« Maman, plus tard, je veux être comédien ». Une gifle inattendue pour réponse.
Quelle folie que d’imaginer son fils intermittent du spectacle, vivre dans la précarité annoncée, par la télé surtout. Non, juste une claque. « Le reste, tu comprendras toi-même », pensait-elle très fort.
Gosse, on nous tanne pour trouver une voie professionnelle. Sans s’en rendre compte, les questions changent : de « Il veut faire quoi plus tard le p’tit bout de chou ? » à « Mais qu’est-ce que tu vas faire de ta peau ? » pour finir sur « Mais de quoi vas-tu vivre ? ».
Juste vivre, sans perdre notre précieux temps à se conformer à la norme, dans le travail productif. Mon rêve, il coupe à travers champs, il se couche dedans, il profite des caresses du soleil, de sa chaleur. Ce rêve, il ne cherche pas les sentiers battus, il trace sa route sans connaître sa destination, mais il y va, avec détermination.
Explorer le monde, le rencontrer, l’éprouver pour en extraire tout le nectar, pour le savourer avant qu’il ne soit venu, le temps de se souvenir. C’est maintenant et partout qu’il faut jouir de la vie, de ses délices, dans le travail, ou pas d’ailleurs, mais à sa manière.

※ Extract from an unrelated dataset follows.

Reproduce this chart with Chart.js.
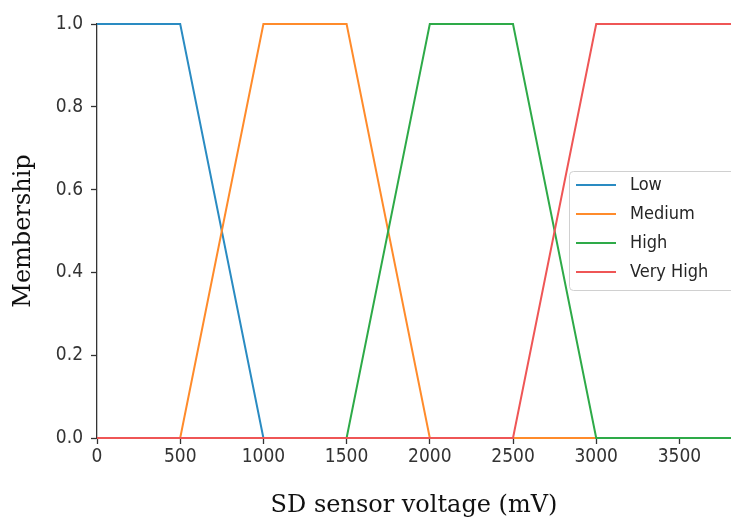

La loi travail veut briser ce rêve, il va à contre-sens de son objectif : l’émancipation de l’individu. Il permet le planning horaire salarial format gruyère, il autorise d’exiger la disponibilité totale des salariés au profit de l’entreprise, et donc du patronat. L’étalement de la durée d’employabilité, c’est autant de temps confisqué à la vie, à notre épanouissement tant individuel que collectif et surtout choisi.
La loi est généralement en retard sur les évolutions de la société. Or, la loi travail, favorable à la précarisation des conditions salariales, nous indique ici que les rapports entre les patrons et leurs employés qu’elle entend légiférer, sont déjà pratiqués grâce à la labilité du droit et des conventions collectives. La réalité de cette loi scélérate est déjà trop présente, je ne veux pas qu’elle soit inscrite dans le marbre. Ma propre réalité est différente. C’est sûr, un jour je monterai sur les planches.